As a government, making plastic banknotes is a smart move, as it prolongs the life of the note, making it cheaper to keep change circulating. It is not only the washing machine’s fault, paper notes can tear after too many folds, while plastic lasts longer. 2.5 longer to be exact, so even if they are a bit more expensive to produce, it will be cheaper for the bank in the long run. They will still melt if you try to iron your jeans after you washed them, but come on, when does that happen? According to the Bank of England, plastic notes are also cleaner. I would still wash my hands after handling cash as I usually do, but I can imagine that plastic doesn’t get as greasy and absorbent as paper. And as we just mentioned, you can wash them with your dirty clothes! Another point in favour of plastic banknotes is that they allow for more security features, making them harder to counterfeit.
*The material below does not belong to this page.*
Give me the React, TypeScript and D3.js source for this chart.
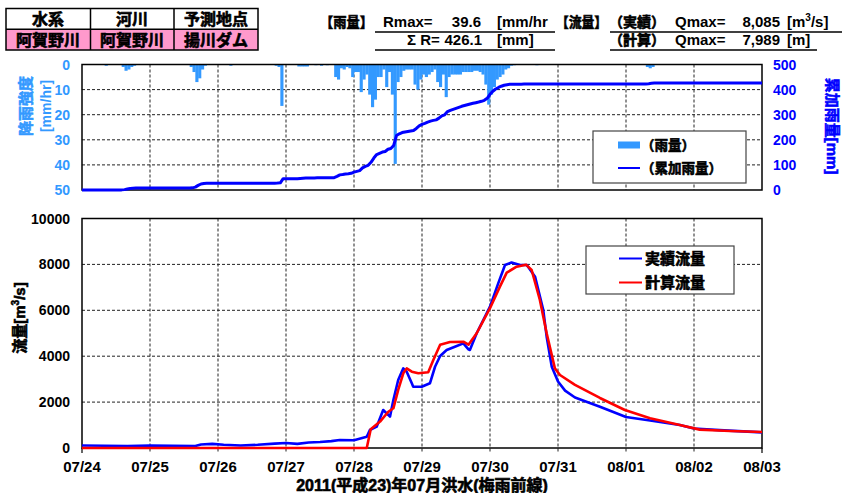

I find it fascinating to see how quick money is evolving, and how we use it. Being able to use the same currency in several countries, like the Eurozone, or the dollar in some countries outsides the U.S., using virtual currencies like BitCoins made of thin air, using a credit card to pay for a purchase on the other side of the globe… Plastic banknotes are one step further, but I can imagine that someday, we would go completely cashless. That today you may swipe your American Express, and tomorrow, you may be asked for pupil or fingerprint recognition instead. At the moment, I always favour credit cards over cash. It is clean, all your expenses are neatly summarized in your statement, and you earn points or other perks like purchase protection for using them. As long as you are being smart and paying your balance in full, they only provide convenience and advantages.
But tomorrow? I can’t wait to see what can be invented.